CPM Investing LLC - Research Publications
4 minutes
Our performance charts are designed to give a fair image of the historical price variability and price changes. We do this by showing model portfolio performance on a log scale. The math behind the log scale is not important.
The important point is that they show similar percentage point changes in price as the same graphical distance, regardless of when the variability takes place over the time span shown. This practice will help you see the long-term price changes more realistically.
This is a screenshot from Bloomberg of the price history of the Dow Jones Industrial Average beginning on the left-hand side at around 1920. On the right-hand side of the chart is the current period, very close to where we are now. The vertical scale is linear; it begins at a price of zero, and the tick marks indicate $5,000, $10,000, $15,000, and $20,000. On this graph, we see that there’s a lot of price movement up and down over the last couple of years.
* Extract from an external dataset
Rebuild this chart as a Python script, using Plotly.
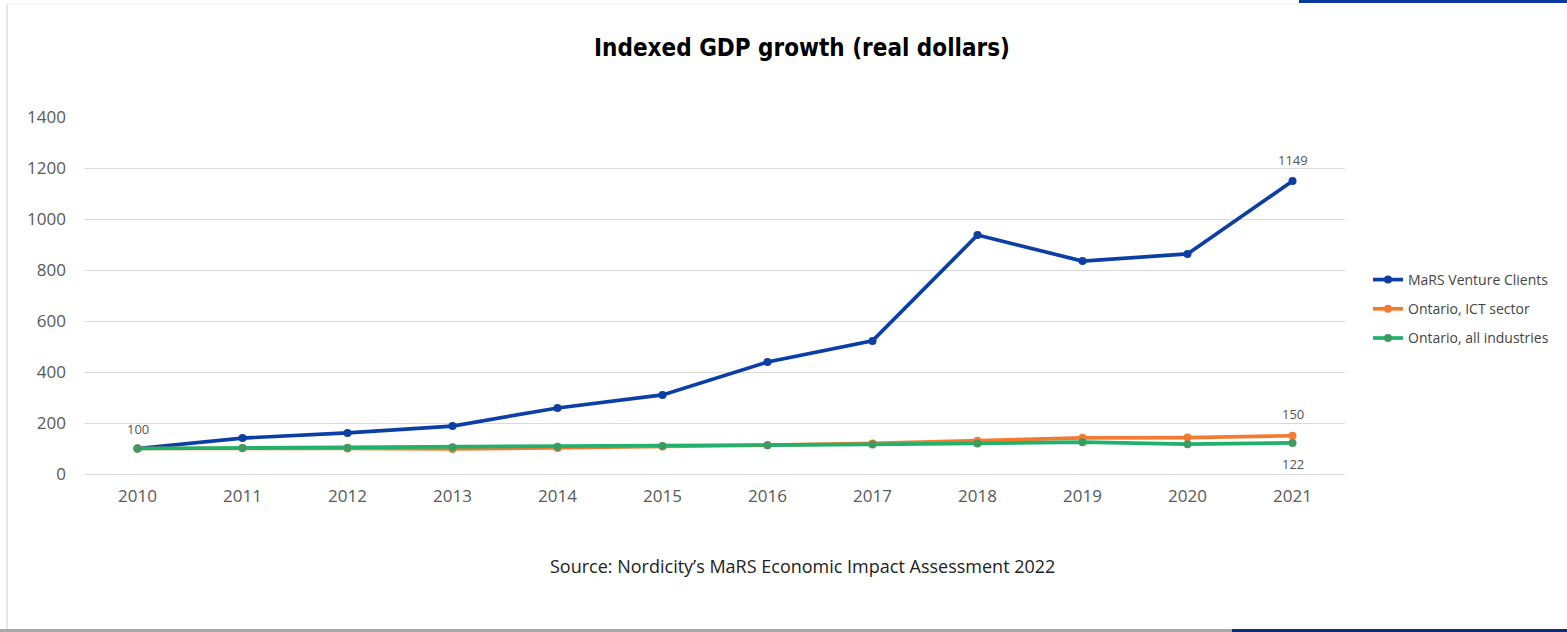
import plotly.graph_objects as go

years = ["2010", "2011", "2012", "2013", "2014", "2015", "2016", "2017", "2018", "2019", "2020", "2021"]
mars = [100, 141, 161, 188, 259, 310, 439, 522, 937, 835, 863, 1149]
ict = [100, 101, 100, 98, 102, 108, 113, 120, 130, 142, 143, 150]
allind = [100, 102, 103, 105, 107, 110, 113, 116, 120, 125, 117, 122]
y_ticks = [0, 200, 400, 600, 800, 1000, 1200, 1400]

W, H = 1567, 632
L, R, T, B = 85, 222, 117, 158
pw, ph = W - L - R, H - T - B

def px(x):
    return (x - L) / pw

def py(y):
    return (H - B - y) / ph

fig = go.Figure()
series = [
    ("MaRS Venture Clients", mars, "#0b3fa6", "#0b3fa6"),
    ("Ontario, ICT sector", ict, "#f47a2f", "#f47a2f"),
    ("Ontario, all industries", allind, "#20b26c", "#3f9a62"),
]
for name, vals, lc, mc in series:
    fig.add_trace(go.Scatter(
        x=years, y=vals, name=name, mode="lines+markers", legendgroup=name,
        line=dict(color=lc, width=3.7),
        marker=dict(color=mc, size=8),
    ))

ann_font = dict(family="Open Sans, Noto Sans, sans-serif", size=13, color="#555555")
last = len(years) - 1
annotations = [
    dict(x=0, y=mars[0], text=str(mars[0]), xref="x", yref="y", showarrow=False, yshift=20, font=ann_font),
    dict(x=last, y=mars[-1], text=str(mars[-1]), xref="x", yref="y", showarrow=False, yshift=21, font=ann_font),
    dict(x=last, y=ict[-1], text=str(ict[-1]), xref="x", yref="y", showarrow=False, yshift=22, font=ann_font),
    dict(x=last, y=allind[-1], text=str(allind[-1]), xref="x", yref="y", showarrow=False, yshift=-21, font=ann_font),
    dict(x=px(802), y=py(566), xref="paper", yref="paper", showarrow=False, xanchor="center", yanchor="middle",
         text="Source: Nordicity\u2019s MaRS Economic Impact Assessment 2022",
         font=dict(family="Open Sans, Noto Sans, sans-serif", size=18, color="#222222")),
]

shapes = [
    dict(type="rect", xref="paper", yref="paper", x0=px(1299), x1=px(1567), y0=py(3), y1=py(0),
         fillcolor="#0a3a9e", line=dict(width=0), layer="above"),
    dict(type="rect", xref="paper", yref="paper", x0=px(1232), x1=px(1567), y0=py(632), y1=py(629),
         fillcolor="#0a2d78", line=dict(width=0), layer="above"),
    dict(type="rect", xref="paper", yref="paper", x0=px(0), x1=px(1232), y0=py(632), y1=py(629),
         fillcolor="#a8a8a8", line=dict(width=0), layer="above"),
    dict(type="line", xref="paper", yref="paper", x0=px(7), x1=px(7), y0=py(629), y1=py(4),
         line=dict(color="#e6e6e6", width=2)),
    dict(type="line", xref="paper", yref="paper", x0=px(7), x1=px(1299), y0=py(4), y1=py(4),
         line=dict(color="#eeeeee", width=1)),
]

fig.update_layout(
    width=W, height=H,
    margin=dict(l=L, r=R, t=T, b=B),
    paper_bgcolor="white", plot_bgcolor="white",
    title=dict(text="<b>Indexed GDP growth (real dollars)</b>", x=802 / W, xref="container", xanchor="center",
               y=1 - 48 / H, yanchor="middle",
               font=dict(family="DejaVu Sans Condensed, Liberation Sans Narrow, sans-serif", size=24, color="#000000")),
    legend=dict(x=px(1368), y=py(264), xanchor="left", yanchor="top", xref="paper", yref="paper",
                font=dict(family="Open Sans, Noto Sans, sans-serif", size=14, color="#444444"),
                tracegroupgap=8, itemwidth=30, bgcolor="rgba(0,0,0,0)"),
    annotations=annotations,
    shapes=shapes,
    showlegend=True,
)
fig.update_xaxes(type="category", range=[-0.5, last + 0.5], showgrid=False, showline=False, zeroline=False, ticks="",
                 tickfont=dict(family="Open Sans, Noto Sans, sans-serif", size=17, color="#595959"),
                 ticklabelstandoff=10)
fig.update_yaxes(range=[0, 1400], tickvals=y_ticks, showgrid=True, gridcolor="#d9d9d9", gridwidth=1,
                 zeroline=True, zerolinecolor="#d9d9d9", zerolinewidth=1, showline=False, ticks="",
                 tickfont=dict(family="Open Sans, Noto Sans, sans-serif", size=17, color="#595959"),
                 ticklabelstandoff=18)

fig.write_html("out.html")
The variability we're seeing appears far more dramatic over the recent time period than it was over the early time period. It looks like all the variability in prices and all the big increases have taken place recently. This is what happens when we view things on a linear price scale, where there's a consistent dollar amount between each of the marks on the right-hand scale for price.
But if we look at a different scale, a log scale, we get a different picture. The important thing that it does for our charts is it gives us a fair image of the risk—the variability—over the long performance horizon, because at Focused 15 Investing, we want to make sure to increase return and reduce variability over a long period of time. Thus, the log scale helps us see these long historical periods in their full detail.
This image gives us a better idea of what's taken place. The graphical distance, for example, from the peak in 2007 to the trough in 2009, represented by the red diamond, is the same percentage point decline as this other red diamond way off to the left. In 1937, we had a decline that was very similar in scale in percentage point terms to what we experienced in 2008 and 2009.
We can see the variability in the very large decline that started in 1929 and ended several years later. Next, we see the Depression years, then the run-up during the war, and finally a peak in 1966. Then prices were relatively flat until 1981, after which they moved up. Next was the internet boom, the collapse in 2008 and 2009, and the current period.
The variability, in terms of percentage points differences, over the last couple of years has not been as dramatic as some of these other periods of volatility. That's shown effectively on this log scale. This is why most of the charts that we use in Focused 15 are on a log scale: to give adequate representation to the longer-term variability of the return series.
This is an example of a chart from a Focused 15 model portfolio. This is on a log scale, beginning, in this case, on January 5, 1996, set at 100, which shows as a 2 on the vertical log scale. The model portfolio is shown by the green line. It is moving in a diagonal fashion at a relatively constant slope.
The constant slope means that the rate of return is relatively consistent from year to year. The lower line represents the performance of same ETFs held in the model portfolio WITHOUT changing their weights over time in response to the resilience cycles, which makes it a reasonable comparative benchmark for the model portfolio. Thus, in a Focused 15 performance chart, when we see a straight line going up with a steeper slope than its comparative benchmark, that's a good thing.